Puisque l’été s’installe en Australie, le corps s’expose à la New South Wales Art Gallery du 05 novembre au 05 février 2017. Cette magnifique exposition de peinture et sculpture en provenance de la Tate Gallery (Londres) retrace plus de deux siècles de nudité inspirée.
La tradition victorienne du nu glorieux, d’une confiance ostentatoire, s’incarne dans l’exaltation des canons de la beauté corporelle, où l’anatomie devient objet d’étude et vecteur d’une moralisation du soi avec des tableaux bibliques (voir La Tentation de William Strong) et des allégorisations d’un corps qui ne cesse d’être mis en scène dans des contextes insolites (Cf. Le Chevalier errant de Sir John Everett Millais).
Renverser les conventions picturales
Le 20ème siècle associera le nu à la sphère privée : le spectateur se fait voyeur à son corps défendant comme dans Le bain de Pierre Bonnard, où l’artiste, grâce à un cadrage singulier, cherche à décentrer le sujet traditionnellement placé au cœur de la composition pour forcer l’entrée du spectateur dans son intimité. L’intensité psychologique se traduit par un regard, une gestualité, sinon une attitude, à l’image de La fille nue de Gwen John. Chez d’autres, comme chez Henri Matisse, le nu devient plus affaire d’atmosphère que de composition (voir Femme nue drapée). Ce que le nu moderne chercha à faire, c’était renverser les conventions picturales : il ne s’agissait plus tant de révéler ce qui est caché que de cacher ce qui est révélé.
Voulant faire du corps une abstraction, certains artistes s’évertuèrent à redéfinir son volume (Alberto Giacometti, Femme qui marche), sa structure (Pablo Picasso, Femme nue assise), son articulation (Henry Moore, La chute du guerrier) et sa motricité (David Bomberg, Le bain de boue). Progressivement, et sous l’impulsion du mouvement surréaliste, le corps s’érotise avec des peintres comme Giorgio de Chirico, Max Ernst, Ithell Colquhoun et Paul Delvaux, jusqu’au point où la peinture finira par se faire chair avec des artistes comme De Kooning.

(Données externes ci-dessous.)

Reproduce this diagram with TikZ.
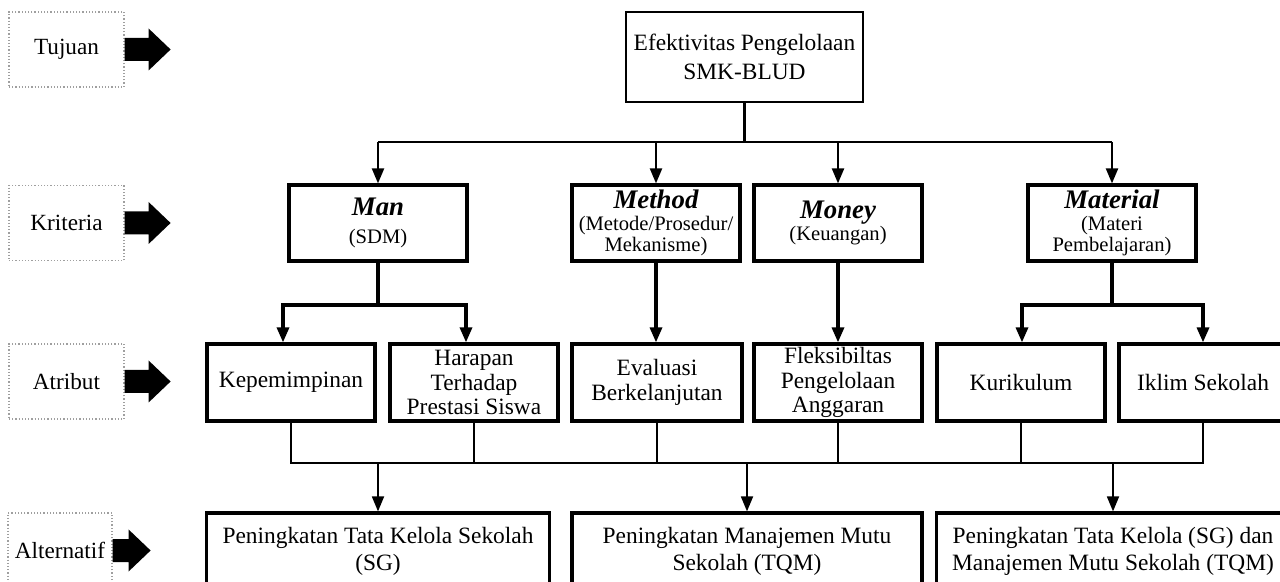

Clou de l’exposition, une envolée romantique avec Le baiser d’Auguste Rodin, l’une des trois oeuvres sulfureuses du maître, qui représente un couple adultérin issu de l’imagination de l’Enfer de Dante
Clou de l’exposition, une envolée romantique avec Le baiser d’Auguste Rodin, l’une des trois oeuvres sulfureuses du maître, qui représente un couple adultérin issu de l’imagination de l’Enfer de Dante. Avec l’avènement de l’ère postmoderne et la vague féministe, le corps se politise et se retrouve mis à nu, sa vulnérabilité offerte aux badauds. Il sonne le glas de la finitude de l’homme, victime de cette déchéance qui annonce cette incontournable échéance. Manifestation du temps qui passe, le corps faillible voudrait ne jamais cesser d’être un objet d’admiration. Aussi, l’art cède-t-il à son caprice en s’acquittant de cette tâche ardue par la valorisation des perceptions multiples d’une réalité qui, pour mieux être acceptée, devra être fantasmée.